Share Sale vs Asset Sale
Why a seller or buyer prefers share sale vs asset sale is crucial to making informed decisions in an M&A deal.
Merger and acquisition (M&A) activity has been on the rise in the Middle East in recent years particularly in the UAE, as the country continues to position itself as a hub for business and investment in the Middle East. MENA M&A Insights 2022 report prepared by EY showed that the number of mergers and acquisitions in the Middle East and North Africa rose 13% on an annual basis last year to 754 transactions, with the UAE topping M&A activity in the region.
As such, it is important for business owners, investors, and other stakeholders to understand the
fundamental concepts and strategies involved in M&A deals. Over our next few videos, we will be discussing various M&A concepts and strategies that are essential to understanding and successfully executing M&A transactions. Today, we will focus on the difference between a share sale vs asset sale, two common methods of selling a business.
Understanding the pros and cons of each method and why a seller or buyer may prefer one over the other is crucial to making informed decisions in an M&A deal. So, let’s dive right into it.
Basic Differences Between Share Sale vs Asset Sale
In a share sale, a selling shareholder is selling their shares in a company. The buyer purchases the company – a separate legal entity. Typically, the company continues to retain its assets and liabilities. The transaction is between the company’s shareholders and the buyer of the shares. It is the composition of the ownership of the company that changes.
The alternative is that the company itself, not the shareholder, sells some or all of its assets, so it
might be machinery, might be goodwill, or customer contracts, and in that case, the company is the recipient of the proceeds of the sale.
Pros & Cons of Share Sale vs Asset Sale and When to Opt for Either Option
When considering whether to opt for a share sale or an asset sale, both the seller and buyer will need to weigh the advantages and disadvantages of each approach, based on their specific circumstances.
From the seller’s perspective, a share sale can be an attractive option if they want to exit the business entirely, as the sale of shares effectively transfers ownership of the company to the buyer.
A share sale can be a simpler transaction as it doesn’t require transferring each individual asset. The seller transfers ownership of the entire company, including all assets and liabilities, to the buyer. This method can also be advantageous for a seller because they are not required to identify and transfer each asset separately, and the transfer of ownership can happen quickly.
Share sales can also be beneficial for tax purposes as the seller may be able to claim capital gains tax relief, depending on the jurisdiction and specific circumstances of the sale.
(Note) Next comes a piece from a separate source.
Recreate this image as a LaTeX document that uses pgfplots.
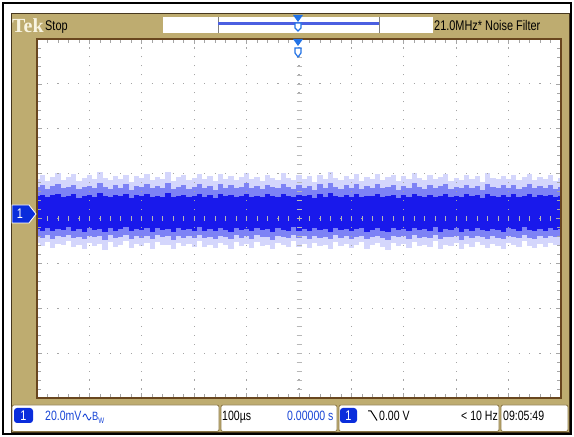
\documentclass[border=0pt]{standalone}
\usepackage{pgfplots}
\pgfplotsset{compat=1.18}
\usepackage{pgfplotstable}
\usepackage{fontspec}
\setmainfont{Liberation Sans}
\newfontfamily\nar[FakeStretch=0.78]{Liberation Sans}
\newfontfamily\tekf{Liberation Serif}

\definecolor{scopeTan}{RGB}{190,172,112}
\definecolor{frameDark}{RGB}{70,55,30}
\definecolor{plotBorder}{RGB}{105,70,30}
\definecolor{gridGray}{RGB}{165,165,165}
\definecolor{faintBlue}{RGB}{212,214,252}
\definecolor{medBlue}{RGB}{125,130,245}
\definecolor{coreBlue}{RGB}{25,25,235}
\definecolor{badge}{RGB}{10,45,220}
\definecolor{trig}{RGB}{35,115,230}
\definecolor{txtblue}{RGB}{25,70,215}
\definecolor{recline}{RGB}{75,95,225}
\definecolor{boxEdge}{RGB}{140,120,70}
\definecolor{tekCream}{RGB}{248,244,225}

\pgfplotstableread{
x ft fb mt mb ct cb
0.0 0.88 -0.55 0.70 -0.40 0.50 -0.24
0.1 0.97 -0.62 0.74 -0.43 0.53 -0.27
0.2 0.84 -0.52 0.66 -0.37 0.47 -0.21
0.3 0.93 -0.66 0.72 -0.45 0.52 -0.28
0.4 1.01 -0.57 0.77 -0.39 0.55 -0.23
0.5 0.86 -0.60 0.68 -0.42 0.49 -0.25
0.6 0.92 -0.50 0.71 -0.36 0.51 -0.20
0.7 0.99 -0.64 0.75 -0.44 0.54 -0.27
0.8 0.83 -0.59 0.65 -0.41 0.46 -0.24
0.9 0.90 -0.68 0.70 -0.46 0.50 -0.29
1.0 0.96 -0.54 0.73 -0.38 0.53 -0.22
1.1 0.87 -0.61 0.67 -0.42 0.48 -0.26
1.2 1.03 -0.56 0.78 -0.40 0.56 -0.23
1.3 0.91 -0.70 0.71 -0.47 0.51 -0.30
1.4 0.85 -0.53 0.66 -0.37 0.47 -0.21
1.5 0.95 -0.63 0.74 -0.44 0.52 -0.27
1.6 0.89 -0.58 0.69 -0.41 0.50 -0.24
1.7 0.98 -0.51 0.76 -0.36 0.54 -0.20
1.8 0.82 -0.65 0.64 -0.45 0.46 -0.28
1.9 0.94 -0.57 0.72 -0.40 0.52 -0.23
2.0 0.90 -0.62 0.70 -0.43 0.50 -0.26
2.1 1.00 -0.55 0.77 -0.39 0.55 -0.22
2.2 0.86 -0.67 0.67 -0.46 0.48 -0.29
2.3 0.93 -0.52 0.72 -0.37 0.51 -0.21
2.4 0.88 -0.60 0.68 -0.42 0.49 -0.25
2.5 1.04 -0.58 0.79 -0.40 0.56 -0.24
2.6 0.84 -0.69 0.65 -0.47 0.47 -0.30
2.7 0.92 -0.54 0.71 -0.38 0.51 -0.22
2.8 0.97 -0.61 0.75 -0.43 0.53 -0.26
2.9 0.85 -0.56 0.66 -0.40 0.47 -0.23
3.0 0.91 -0.64 0.70 -0.44 0.50 -0.27
3.1 0.99 -0.50 0.76 -0.36 0.54 -0.20
3.2 0.87 -0.63 0.68 -0.44 0.49 -0.27
3.3 0.94 -0.59 0.73 -0.41 0.52 -0.24
3.4 0.83 -0.66 0.64 -0.45 0.46 -0.28
3.5 1.00 -0.55 0.77 -0.39 0.55 -0.22
3.6 0.89 -0.60 0.69 -0.42 0.50 -0.25
3.7 0.95 -0.68 0.74 -0.46 0.53 -0.29
3.8 0.86 -0.53 0.67 -0.37 0.48 -0.21
3.9 0.92 -0.62 0.71 -0.43 0.51 -0.26
4.0 1.02 -0.57 0.78 -0.40 0.55 -0.23
4.1 0.88 -0.65 0.68 -0.45 0.49 -0.28
4.2 0.93 -0.52 0.72 -0.37 0.51 -0.21
4.3 0.84 -0.61 0.65 -0.42 0.47 -0.25
4.4 0.97 -0.58 0.75 -0.41 0.54 -0.24
4.5 0.90 -0.69 0.70 -0.47 0.50 -0.30
4.6 0.86 -0.54 0.67 -0.38 0.48 -0.22
4.7 1.01 -0.60 0.77 -0.42 0.55 -0.25
4.8 0.91 -0.64 0.71 -0.44 0.51 -0.27
4.9 0.85 -0.51 0.66 -0.36 0.47 -0.20
5.0 0.96 -0.63 0.74 -0.44 0.53 -0.27
5.1 0.89 -0.57 0.69 -0.40 0.50 -0.23
5.2 0.94 -0.66 0.73 -0.45 0.52 -0.28
5.3 0.82 -0.55 0.64 -0.39 0.46 -0.22
5.4 0.98 -0.61 0.76 -0.43 0.54 -0.26
5.5 0.87 -0.59 0.68 -0.41 0.49 -0.24
5.6 1.03 -0.67 0.78 -0.46 0.56 -0.29
5.7 0.90 -0.52 0.70 -0.37 0.50 -0.21
5.8 0.85 -0.62 0.66 -0.43 0.47 -0.26
5.9 0.95 -0.56 0.74 -0.40 0.53 -0.23
6.0 0.88 -0.65 0.69 -0.45 0.49 -0.28
6.1 0.99 -0.58 0.76 -0.41 0.54 -0.24
6.2 0.84 -0.53 0.65 -0.38 0.47 -0.21
6.3 0.93 -0.68 0.72 -0.46 0.51 -0.29
6.4 0.89 -0.60 0.69 -0.42 0.50 -0.25
6.5 1.00 -0.55 0.77 -0.39 0.55 -0.22
6.6 0.86 -0.63 0.67 -0.44 0.48 -0.27
6.7 0.92 -0.70 0.71 -0.47 0.51 -0.30
6.8 0.97 -0.54 0.75 -0.38 0.53 -0.22
6.9 0.83 -0.61 0.64 -0.42 0.46 -0.26
7.0 0.94 -0.57 0.73 -0.40 0.52 -0.23
7.1 0.88 -0.66 0.68 -0.45 0.49 -0.28
7.2 1.02 -0.52 0.78 -0.37 0.55 -0.21
7.3 0.90 -0.62 0.70 -0.43 0.50 -0.26
7.4 0.85 -0.59 0.66 -0.41 0.47 -0.24
7.5 0.96 -0.64 0.74 -0.44 0.53 -0.27
7.6 0.87 -0.50 0.68 -0.36 0.49 -0.20
7.7 0.93 -0.67 0.72 -0.46 0.51 -0.29
7.8 0.99 -0.58 0.76 -0.41 0.54 -0.24
7.9 0.84 -0.61 0.65 -0.42 0.47 -0.25
8.0 0.91 -0.55 0.71 -0.39 0.51 -0.22
8.1 0.86 -0.69 0.67 -0.47 0.48 -0.30
8.2 0.98 -0.57 0.75 -0.40 0.54 -0.23
8.3 0.89 -0.63 0.69 -0.44 0.50 -0.27
8.4 0.94 -0.53 0.73 -0.38 0.52 -0.21
8.5 0.82 -0.60 0.64 -0.42 0.46 -0.25
8.6 1.01 -0.65 0.77 -0.45 0.55 -0.28
8.7 0.90 -0.56 0.70 -0.40 0.50 -0.23
8.8 0.87 -0.62 0.68 -0.43 0.49 -0.26
8.9 0.95 -0.68 0.74 -0.46 0.53 -0.29
9.0 0.88 -0.54 0.69 -0.38 0.49 -0.22
9.1 0.97 -0.59 0.75 -0.41 0.54 -0.24
9.2 0.85 -0.64 0.66 -0.44 0.47 -0.27
9.3 0.92 -0.51 0.71 -0.36 0.51 -0.20
9.4 1.00 -0.61 0.77 -0.43 0.55 -0.26
9.5 0.86 -0.66 0.67 -0.45 0.48 -0.28
9.6 0.93 -0.57 0.72 -0.40 0.52 -0.23
9.7 0.89 -0.63 0.69 -0.44 0.50 -0.27
9.8 0.96 -0.55 0.74 -0.39 0.53 -0.22
9.9 0.84 -0.60 0.65 -0.42 0.47 -0.25
10.0 0.91 -0.58 0.71 -0.41 0.51 -0.24
}\noise

\begin{document}
\begin{tikzpicture}
% page and frame
\begin{scope}[x=1pt,y=1pt]
\fill[white] (0,0) rectangle (574,437);
\draw[black, line width=2.5pt] (3,3) rectangle (571,434);
\fill[scopeTan, draw=frameDark, line width=0.8pt] (11,4.5) rectangle (569,424);
\end{scope}

\begin{axis}[
  at={(37pt,39pt)}, anchor=south west,
  scale only axis, width=524pt, height=359pt,
  xmin=0, xmax=10, ymin=-4, ymax=4,
  axis background/.style={fill=white},
  axis on top,
  axis line style={draw=plotBorder, line width=1.6pt},
  xtick={0,...,10}, ytick={-4,...,4},
  minor x tick num=4, minor y tick num=4,
  xticklabels={}, yticklabels={},
  tick align=inside, tick pos=both,
  major tick length=5pt, minor tick length=4pt,
  every tick/.style={gridGray, line width=0.7pt},
  grid=major,
  major x grid style={gridGray, line width=1.1pt, dash pattern=on 1.1pt off 7.875pt, dash phase=0.55pt},
  major y grid style={gridGray, line width=1.1pt, dash pattern=on 1.1pt off 9.38pt, dash phase=0.55pt},
  comb/.style={ycomb, no marks, line width=5.3pt},
]
\addplot[comb, faintBlue] table[x=x, y=ft]{\noise};
\addplot[comb, faintBlue] table[x=x, y=fb]{\noise};
\addplot[comb, medBlue] table[x=x, y=mt]{\noise};
\addplot[comb, medBlue] table[x=x, y=mb]{\noise};
\addplot[comb, coreBlue] table[x=x, y=ct]{\noise};
\addplot[comb, coreBlue] table[x=x, y=cb]{\noise};
\end{axis}

\begin{scope}[x=1pt,y=1pt]
% centre cross ticks
\begin{scope}[shift={(37,39)}, x=52.4pt, y=44.875pt]
  \foreach \i in {1,...,39} {
    \draw[gridGray!80, line width=0.7pt] ([xshift=-2.5pt]5,{\i*0.2}) -- ([xshift=2.5pt]5,{\i*0.2});
  }
  \foreach \i in {1,...,49} {
    \draw[gridGray!80, line width=0.7pt] ([yshift=-2.5pt]{\i*0.2},4) -- ([yshift=2.5pt]{\i*0.2},4);
  }
\end{scope}

% top status bar
\node[anchor=base west, inner sep=0, text=tekCream] at (12,404) {\tekf\bfseries\fontsize{20}{20}\selectfont Tek};
\node[anchor=base west, inner sep=0] at (45,406) {\nar\fontsize{14}{14}\selectfont Stop};
\fill[white] (163,404) rectangle (433,420);
\draw[gray, line width=1pt] (218,404) -- (218,420);
\draw[gray, line width=1pt] (379,404) -- (379,420);
\draw[recline, line width=3pt] (218,413) -- (379,413);
\node[anchor=base west, inner sep=0] at (434,406) {\nar\fontsize{14}{14}\selectfont 21.0MHz* Noise Filter};

% trigger markers
\fill[trig] (293,422) -- (303,422) -- (298,415) -- cycle;
\draw[trig, fill=white, line width=1.2pt] (295,414) -- (301,414) -- (301,409) -- (298,406) -- (295,409) -- cycle;
\fill[trig] (293,398) -- (303,398) -- (298,391) -- cycle;
\draw[trig, fill=white, line width=1.2pt] (295,389) -- (301,389) -- (301,384) -- (298,380) -- (295,384) -- cycle;

% channel 1 marker
\draw[white, fill=badge, line width=0.8pt] (12,214) -- (29,214) -- (36,223) -- (29,232) -- (12,232) -- cycle;
\node[text=white, inner sep=0] at (20,223) {\nar\fontsize{14}{14}\selectfont 1};

% bottom status boxes
\draw[fill=white, draw=boxEdge, line width=0.8pt, rounded corners=2pt] (12,5.5) rectangle (219,32);
\draw[fill=white, draw=boxEdge, line width=0.8pt, rounded corners=2pt] (221,5.5) rectangle (337,32);
\draw[fill=white, draw=boxEdge, line width=0.8pt, rounded corners=2pt] (339,5.5) rectangle (499,32);
\draw[fill=white, draw=boxEdge, line width=0.8pt, rounded corners=2pt] (501,5.5) rectangle (568,32);

\fill[badge, rounded corners=3pt] (14,14) rectangle (33,29);
\node[text=white, inner sep=0] at (23.5,21.5) {\nar\fontsize{14}{14}\selectfont 1};
\node[anchor=base west, inner sep=0, text=txtblue] at (45,16) {\nar\fontsize{13.5}{13.5}\selectfont 20.0mV};
\draw[txtblue, line width=0.9pt] (83,20) sin (85,23) cos (87,20) sin (89,17) cos (91,20);
\node[anchor=base west, inner sep=0, text=txtblue] at (92,16) {\nar\fontsize{12}{12}\selectfont B\raisebox{-2.5pt}{\fontsize{8}{8}\selectfont W}};

\node[anchor=base west, inner sep=0] at (222,16) {\nar\fontsize{13.5}{13.5}\selectfont 100µs};
\node[anchor=base west, inner sep=0, text=txtblue] at (287,16) {\nar\fontsize{13.5}{13.5}\selectfont 0.00000 s};

\fill[badge, rounded corners=3pt] (340,14) rectangle (357,29);
\node[text=white, inner sep=0] at (348.5,21.5) {\nar\fontsize{14}{14}\selectfont 1};
\draw[black, line width=1pt] (368,26) -- (371,26) -- (377,16.5);
\node[anchor=base west, inner sep=0] at (379,16) {\nar\fontsize{13.5}{13.5}\selectfont 0.00 V};
\node[anchor=base west, inner sep=0] at (461,16) {\nar\fontsize{13.5}{13.5}\selectfont < 10 Hz};
\node[anchor=base west, inner sep=0] at (503,16) {\nar\fontsize{13.5}{13.5}\selectfont 09:05:49};
\end{scope}
\end{tikzpicture}
\end{document}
On the other hand, a buyer may prefer an asset sale if they only want to purchase certain assets of
the company such as intellectual property, real estate, or equipment, without taking on the risks and obligations of the entire company. It can also be beneficial for buyers who want to purchase a distressed business with significant liabilities, as the buyer can choose which assets to acquire and avoid taking on any liabilities or legal claims that may exist.
Share Sale vs Asset Sale
From the seller’s perspective, an asset sale can be more challenging than a share sale, as it may require a more complex legal and financial process. This is because the assets being sold need to be identified and transferred individually, rather than through a single transaction as in a share sale.
Additionally, a seller may have to pay taxes on any gains made from the sale of the assets, which can reduce the overall proceeds from the sale.
In conclusion, the decision to opt for a share sale or an asset sale will depend on the specific
objectives and circumstances of the parties involved in the transaction. Both methods have their
advantages and disadvantages, and it is essential to carefully consider the risks and benefits of each approach before making a decision. Professional advice from legal and financial advisors is also highly recommended to ensure that the transaction is structured correctly and achieves the desired outcome for both the buyer and the seller.